Фигура в углу очень напоминала хозяина. Храните нас от зла, святые угодники! Свет отражался от задней стенки шкафа, и профиль ночного гостя выделялся очень четко. Могги рассказывала, что на сапоги пришельца были надеты как будто толстые шлепанцы, плечи облегала темная накидка с капюшоном на пуговицах, лицо скрывала надвинутая шляпа; и накидка, и шляпа, и все остальное было в снегу.
Словно услышав шелест полога, пришелец обернулся к кровати, и Могги отчаянно воскликнула:
— Это вы, сэр?!
— Не шевелись, и ничего с тобой не случится, — сказал он, поспешно шагнул к кровати, обхватил холодной рукой запястье Могги и снова велел, чтобы она вела себя тихо и ни в коем случае не говорила никому об увиденном; тут Могги (так она впоследствии предположила) потеряла сознание, ибо из дальнейшего помнила только, как в смертельном страхе прислушивалась, в комнате было совсем темно и у стенного шкафа снова раздался шорох, а вслед за тем стук шагов, и она решила, что с ней все кончено, но пришелец двинулся не к кровати, а к двери, а потом (как подумала Могги) вниз по лестнице.
Наутро стенной шкаф оказался запертым, дверь комнаты была закрыта, парадная и задняя дверь — на замке, а ключи лежали на столе в холле — там, где их оставили накануне ночью.
Можете не сомневаться, что обе женщины возблагодарили Бога, когда за окном начало светать и возвращающийся день возвестил о себе радостными звуками; тогда подруги по несчастью (а кто из них выглядел бледнее и испуганней, определить было трудно) сошлись в кухне за истерическим чаепитием и, прикрыв дверь и подсев с чайником поближе к окну, стали обсуждать ночные происшествия, проливать слезы и возносить молитвы.

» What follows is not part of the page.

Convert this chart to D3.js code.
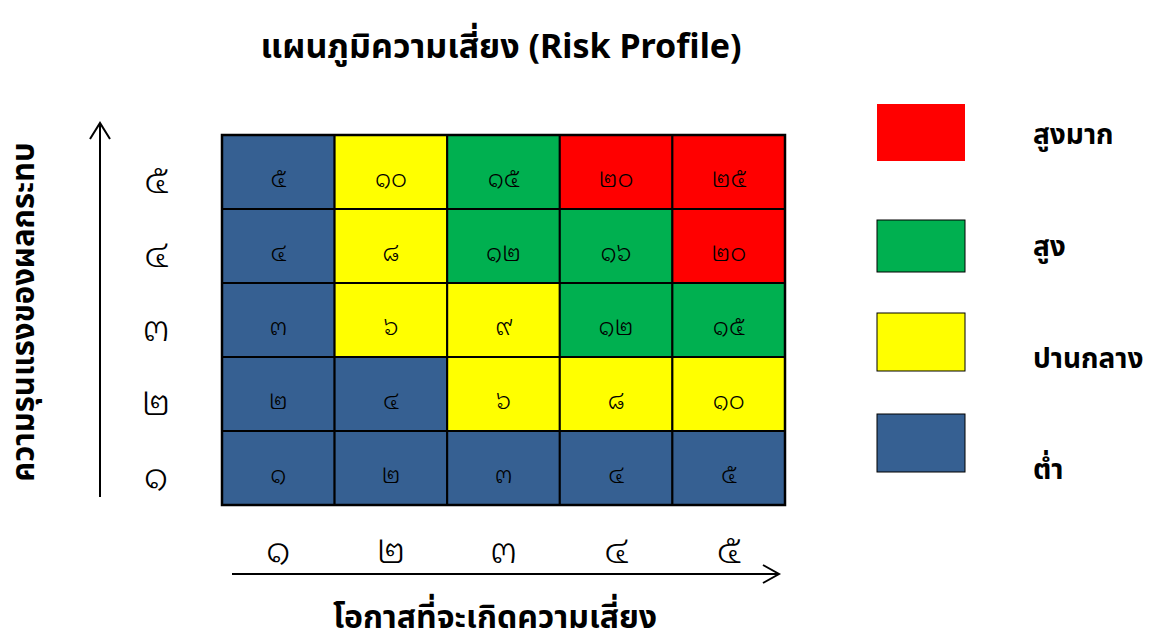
<!DOCTYPE html>
<html>
<head>
<meta charset="utf-8">
<script src="https://cdn.jsdelivr.net/npm/d3@7"></script>
<style>
  body { margin: 0; background: #fff; }
  svg text { font-family: "Noto Sans", "Noto Sans Thai", "Tahoma", sans-serif; fill: #000; }
  svg text.num { font-family: "Noto Sans Thai Looped", "Noto Serif Thai", "Noto Sans Thai", sans-serif; font-weight: 300; }
  .title, .axis-title, .legend-label { font-weight: bold; }
</style>
</head>
<body>
<div id="chart"></div>
<script>
  // likelihood (x) and impact (y) levels
  const likelihood = [1, 2, 3, 4, 5];
  const impact = [1, 2, 3, 4, 5];

  // cell scores, rows from impact 5 down to impact 1
  const scores = [
    [5, 10, 15, 20, 25],
    [4, 8, 12, 16, 20],
    [3, 6, 9, 12, 15],
    [2, 4, 6, 8, 10],
    [1, 2, 3, 4, 5],
  ];

  // risk level of each cell, same order as scores
  const levels = [
    ["low", "mid", "high", "vhigh", "vhigh"],
    ["low", "mid", "high", "high", "vhigh"],
    ["low", "mid", "mid", "high", "high"],
    ["low", "low", "mid", "mid", "mid"],
    ["low", "low", "low", "low", "low"],
  ];

  const legendKeys = ["vhigh", "high", "mid", "low"];
  const legendLabels = ["สูงมาก", "สูง", "ปานกลาง", "ต่ำ"];
  const levelColors = ["#FF0000", "#00B050", "#FFFF00", "#366092"];

  const thaiDigits = "๐๑๒๓๔๕๖๗๘๙";
  const toThai = (n) => String(n).replace(/\d/g, (d) => thaiDigits[+d]);

  const width = 1165;
  const height = 637;
  const grid = { left: 222, top: 135, right: 785, bottom: 505 };

  const svg = d3
    .select("#chart")
    .append("svg")
    .attr("width", width)
    .attr("height", height);

  const x = d3
    .scaleBand()
    .domain(likelihood)
    .range([grid.left, grid.right]);

  const y = d3
    .scaleBand()
    .domain(impact.slice().reverse())
    .range([grid.top, grid.bottom]);

  const color = d3.scaleOrdinal().domain(legendKeys).range(levelColors);

  // flatten cells
  const cells = [];
  scores.forEach((row, r) => {
    row.forEach((v, c) => {
      cells.push({
        x: likelihood[c],
        y: impact[impact.length - 1 - r],
        score: v,
        level: levels[r][c],
      });
    });
  });

  // title
  svg
    .append("text")
    .attr("class", "title")
    .attr("x", 501)
    .attr("y", 45)
    .attr("text-anchor", "middle")
    .attr("dominant-baseline", "central")
    .style("font-size", "34px")
    .text("แผนภูมิความเสี่ยง (Risk Profile)");

  // cells
  const cell = svg
    .selectAll("g.cell")
    .data(cells)
    .join("g")
    .attr("class", "cell");

  cell
    .append("rect")
    .attr("x", (d) => x(d.x))
    .attr("y", (d) => y(d.y))
    .attr("width", x.bandwidth())
    .attr("height", y.bandwidth())
    .attr("fill", (d) => color(d.level))
    .attr("stroke", "#000")
    .attr("stroke-width", 2);

  cell
    .append("text")
    .attr("class", "num")
    .attr("x", (d) => x(d.x) + x.bandwidth() / 2)
    .attr("y", (d) => y(d.y) + y.bandwidth() / 2 + 3.5)
    .attr("text-anchor", "middle")
    .attr("dominant-baseline", "central")
    .style("font-size", "25px")
    .text((d) => toThai(d.score));

  // outer border
  svg
    .append("rect")
    .attr("x", grid.left)
    .attr("y", grid.top)
    .attr("width", grid.right - grid.left)
    .attr("height", grid.bottom - grid.top)
    .attr("fill", "none")
    .attr("stroke", "#000")
    .attr("stroke-width", 2.5);

  // y tick labels
  svg
    .selectAll("text.ytick")
    .data(impact)
    .join("text")
    .attr("class", "ytick num")
    .attr("x", 156)
    .attr("y", (d) => y(d) + y.bandwidth() / 2 + 3)
    .attr("text-anchor", "middle")
    .attr("dominant-baseline", "central")
    .style("font-size", "38px")
    .text((d) => toThai(d));

  // x tick labels
  svg
    .selectAll("text.xtick")
    .data(likelihood)
    .join("text")
    .attr("class", "xtick num")
    .attr("x", (d) => x(d) + x.bandwidth() / 2)
    .attr("y", 545)
    .attr("text-anchor", "middle")
    .attr("dominant-baseline", "central")
    .style("font-size", "38px")
    .text((d) => toThai(d));

  // arrows
  const arrow = svg.append("g").attr("stroke", "#000").attr("stroke-width", 2).attr("fill", "none");
  arrow.append("line").attr("x1", 100).attr("y1", 497).attr("x2", 100).attr("y2", 123);
  arrow.append("polyline").attr("points", "90,139 100,123 110,139");
  arrow.append("line").attr("x1", 232).attr("y1", 574).attr("x2", 779).attr("y2", 574);
  arrow.append("polyline").attr("points", "763,565 779,574 763,583");

  // axis titles
  svg
    .append("text")
    .attr("class", "axis-title")
    .attr("x", 495)
    .attr("y", 615)
    .attr("text-anchor", "middle")
    .attr("dominant-baseline", "central")
    .style("font-size", "32px")
    .text("โอกาสที่จะเกิดความเสี่ยง");

  svg
    .append("text")
    .attr("class", "axis-title")
    .attr("transform", "translate(22,312) rotate(-90)")
    .attr("text-anchor", "middle")
    .attr("dominant-baseline", "central")
    .style("font-size", "31px")
    .text("ความรุนแรงของผลกระทบ");

  // legend
  const legendY = [104, 220, 313, 414];
  const legendH = [57, 52, 58, 58];
  const legend = svg
    .selectAll("g.legend")
    .data(legendKeys)
    .join("g")
    .attr("class", "legend");

  legend
    .append("rect")
    .attr("x", 877)
    .attr("y", (d, i) => legendY[i])
    .attr("width", 88)
    .attr("height", (d, i) => legendH[i])
    .attr("fill", (d) => color(d))
    .attr("stroke", (d, i) => (i === 0 ? "none" : "#000"))
    .attr("stroke-width", 1);

  legend
    .append("text")
    .attr("class", "legend-label")
    .attr("x", 1033)
    .attr("y", (d, i) => [133, 245, 357, 468][i])
    .attr("dominant-baseline", "central")
    .style("font-size", "28px")
    .text((d, i) => legendLabels[i]);
</script>
</body>
</html>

Глава LXVIII О ТОМ, КАК ПРОШЕЛ ВЕЧЕР В ВЯЗАХ; ДОКТОР ТУЛ СОВЕРШАЕТ НЕБОЛЬШУЮ ПРОГУЛКУ; ДВА ИЗБРАННЫХ УМА ВЕДУТ БЕСЕДУ; ГЕБА С НЕКТАРОМ ВПОРХНУЛА В КОМНАТУ
Глава LXVIII
О ТОМ, КАК ПРОШЕЛ ВЕЧЕР В ВЯЗАХ;
ДОКТОР ТУЛ СОВЕРШАЕТ НЕБОЛЬШУЮ ПРОГУЛКУ;
ДВА ИЗБРАННЫХ УМА ВЕДУТ БЕСЕДУ;
ГЕБА С НЕКТАРОМ ВПОРХНУЛА В КОМНАТУ
А в Вязах той ночью маленькая Лили сидела с добрым стариком пастором в уютной старомодной комнате. Лили не стало лучше; она по-прежнему хворала и находилась под присмотром докторов, но рядом с отцом она всегда бывала счастлива, а он проявлял еще больше мягкости и нежности, чем обычно; он никоим образом не склонялся к отчаянию, будучи по натуре оптимистом, но все же не мог не вспомнить свою молодую жену, столь рано потерянную; раз или два в красивом девичьем личике маленькой Лили — в его чертах или выражении — мелькнуло нечто, воскресившее в памяти доктора болезненную красоту и жалобную улыбку ее матери, и он на мгновение ощутил странную боль. А потом веселая речь и обаяние дочери возвращали доктору бодрость, и мимолетная тень исчезала, изгнанная улыбкой маленькой Лили.